CRIS CHEEK AT DARTINGTON


Last night I went to see cris cheek perform at Studio 3 in Dartington. The new performance work in progress was called Monday Morning, on and offing God's Commons. Some torn strips of text fragment and other material on paper was collaged into a palimpsest of printed and handwritten language and also neatly woven to make partly readable text surfaces that had been photographed and were projected as a changing backdrop. In front of this, lit up by the projector and casting shadows on the back projection, cris was reading from hand held text and from the text on the wall.
     Some earlier versions of this performance, incorporating documentation of projection and previous live action were also part of the projected sequence, which included interiors and architectural forms. There was an intermittent scratchy violin sound track, previously treated voice recordings and the whole event was driven by cris's extraordinary capacity as a voice performer. There were at least two cameras documenting this event, so I'm hoping someone will be able to provide me with an image or two for posting here. Thanks to Larry Lynch of Dartington College of Arts for putting on this wonderful event.

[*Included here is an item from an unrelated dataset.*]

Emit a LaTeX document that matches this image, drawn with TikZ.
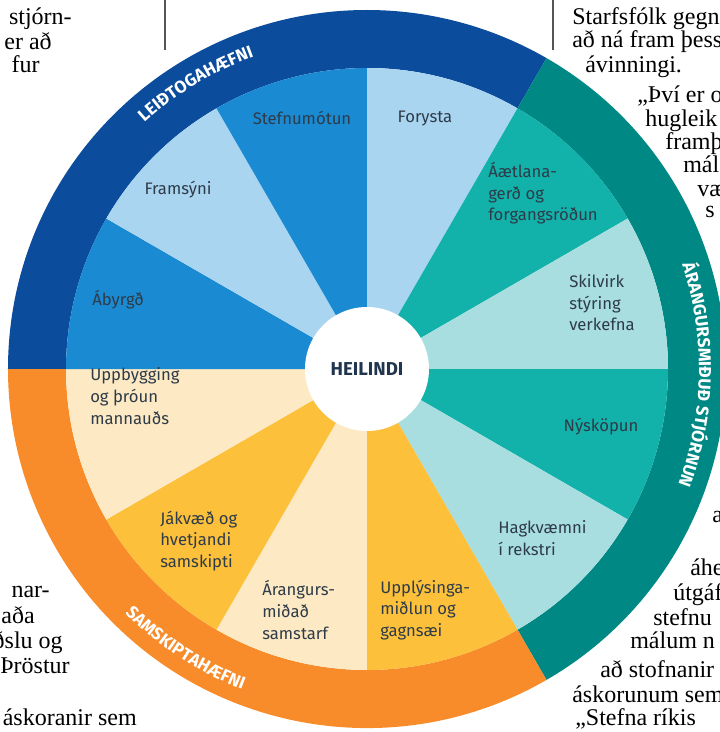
\documentclass[tikz,border=0pt]{standalone}
\usepackage{fontspec}
\setmainfont{Liberation Serif}
\newfontfamily\wheelfont{Fira Sans}
\usetikzlibrary{decorations.text}

\definecolor{ringblue}{HTML}{0B4C9C}
\definecolor{midblue}{HTML}{1A8AD2}
\definecolor{paleblue}{HTML}{AAD5F1}
\definecolor{ringteal}{HTML}{008884}
\definecolor{midteal}{HTML}{12B1AA}
\definecolor{paleteal}{HTML}{A8DEDF}
\definecolor{ringorange}{HTML}{F88B2A}
\definecolor{amber}{HTML}{FCC03B}
\definecolor{cream}{HTML}{FDEAC4}
\definecolor{labelink}{HTML}{2E3B48}
\definecolor{hubink}{HTML}{22354F}
\definecolor{rulegray}{HTML}{555555}

\newcommand\labelfont{\wheelfont\fontsize{12.5}{16.2}\selectfont}
\newcommand\ringfont{\wheelfont\bfseries\fontsize{13}{14}\selectfont\color{white}}
\newcommand\columnfont{\fontsize{18}{17.6}\selectfont}

\tikzset{x=0.75pt,y=0.75pt}
\tikzset{wedgelabel/.style={font=\labelfont, text=labelink, align=left, inner sep=0pt}}
\tikzset{column/.style={font=\columnfont, inner sep=0pt}}
\tikzset{ringlabel/.style={decorate, decoration={text along path, text align=center, text={#1}}}}

\begin{document}
\begin{tikzpicture}
    %%%% page frame
    \useasboundingbox (-367,-363) rectangle (353,369);
    \clip (-367,-363) rectangle (353,369);

    %%%% outer ring
    \fill[ringblue] (180:359) arc[start angle=180, end angle=60, radius=359] -- (60:301) arc[start angle=60, end angle=180, radius=301] -- cycle;
    \fill[ringteal] (60:359) arc[start angle=60, end angle=-60, radius=359] -- (-60:301) arc[start angle=-60, end angle=60, radius=301] -- cycle;
    \fill[ringorange] (-60:359) arc[start angle=-60, end angle=-180, radius=359] -- (-180:301) arc[start angle=-180, end angle=-60, radius=301] -- cycle;

    %%%% wedges
    \foreach \a/\col in {90/paleblue, 60/midteal, 30/paleteal, 0/midteal, -30/paleteal, -60/amber,
                         -90/cream, -120/amber, -150/cream, 180/midblue, 150/paleblue, 120/midblue}
      \fill[\col] (0,0) -- (\a:301) arc[start angle=\a, delta angle=-30, radius=301] -- cycle;

    %%%% hub
    \node[circle, fill=white, minimum size=93pt, inner sep=0pt, text=hubink,
          font=\wheelfont\bfseries\fontsize{14}{16}\selectfont] (hub) at (0,0) {HEILINDI};

    %%%% wedge labels
    \node[wedgelabel] (stefna) at (-65,251) {Stefnumótun};
    \node[wedgelabel] (forysta) at (58,250) {Forysta};
    \node[wedgelabel] (framsyni) at (-189,179) {Framsýni};
    \node[wedgelabel, anchor=west] (aetlun) at (121,175.5) {Áætlana-\\gerð og\\forgangsröðun};
    \node[wedgelabel, anchor=west] (styring) at (202,66) {Skilvirk\\stýring\\verkefna};
    \node[wedgelabel] (nysk) at (234,-58) {Nýsköpun};
    \node[wedgelabel, anchor=west] (hagkv) at (131,-169) {Hagkvæmni\\í rekstri};
    \node[wedgelabel, anchor=west] (uppl) at (13,-241) {Upplýsinga-\\miðlun og\\gagnsæi};
    \node[wedgelabel, anchor=west] (samst) at (-105,-241) {Árangurs-\\miðað\\samstarf};
    \node[wedgelabel, anchor=west] (jakv) at (-207,-172) {Jákvæð og\\hvetjandi\\samskipti};
    \node[wedgelabel, anchor=west] (mannaud) at (-277,-27) {Uppbygging\\og þróun\\mannauðs};
    \node[wedgelabel, anchor=west] (abyrgd) at (-275,69) {Ábyrgð};

    %%%% ring labels
    \path[ringlabel={|\ringfont|LEIÐTOGAHÆFNI}] (151:332) arc[start angle=151, end angle=91, radius=332];
    \path[ringlabel={|\ringfont|ÁRANGURSMIÐUÐ STJÓRNUN}] (29:332) arc[start angle=29, end angle=-31, radius=332];
    \path[ringlabel={|\ringfont|SAMSKIPTAHÆFNI}] (-153:344) arc[start angle=-153, end angle=-93, radius=344];

    %%%% column rules
    \draw[rulegray, line width=1.1pt] (-202,369) -- (-202,319);
    \draw[rulegray, line width=1.1pt] (186,369) -- (186,319);

    %%%% left column
    \node[column, anchor=base east] (l1) at (-295,344) {stjórn-};
    \node[column, anchor=base east] (l2) at (-315,319) {er að};
    \node[column, anchor=base east] (l3) at (-327,296) {fur};
    \node[column, anchor=base east] (l4) at (-317,-228) {nar-};
    \node[column, anchor=base east] (l5) at (-332,-254) {aða};
    \node[column, anchor=base east] (l6) at (-304,-279) {ðslu og};
    \node[column, anchor=base east] (l7) at (-297,-304) {Þröstur};
    \node[column, anchor=base east] (l8) at (-230,-356) {áskoranir sem};

    %%%% right column
    \node[column, anchor=base west] (r1) at (205,344) {Starfsfólk gegn};
    \node[column, anchor=base west] (r2) at (205,321) {að ná fram þess};
    \node[column, anchor=base west] (r3) at (218,296) {ávinningi.};
    \node[column, anchor=base west] (r4) at (270,266) {„Því er o};
    \node[column, anchor=base west] (r5) at (278,242) {hugleik};
    \node[column, anchor=base west] (r6) at (298,219) {framþ};
    \node[column, anchor=base west] (r7) at (316,196) {mál};
    \node[column, anchor=base west] (r8) at (330,172) {væ};
    \node[column, anchor=base west] (r9) at (338,151) {s};
    \node[column, anchor=base west] (r10) at (345,-153) {a};
    \node[column, anchor=base west] (r11) at (323,-206) {áhe};
    \node[column, anchor=base west] (r12) at (306,-231) {útgáf};
    \node[column, anchor=base west] (r13) at (286,-256) {stefnu};
    \node[column, anchor=base west] (r14) at (263,-279) {málum n};
    \node[column, anchor=base west] (r15) at (233,-308) {að stofnanir};
    \node[column, anchor=base west] (r16) at (205,-333) {áskorunum sem};
    \node[column, anchor=base west] (r17) at (208,-356) {„Stefna ríkis};
\end{tikzpicture}
\end{document}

     It was great to see cris perform at the superb Dartington studio 3. I haven't seen him for a few years, last time I think we had lunch with a big crowd at Ravi Shankar's in Euston, when Bob Perelman was working for a year at Kings College in London. Cris is now on the faculty at Miami University of Ohio, in Oxford, Ohio.

Books received: cris cheek, part: short life housing. Toronto: The Gig, 2009.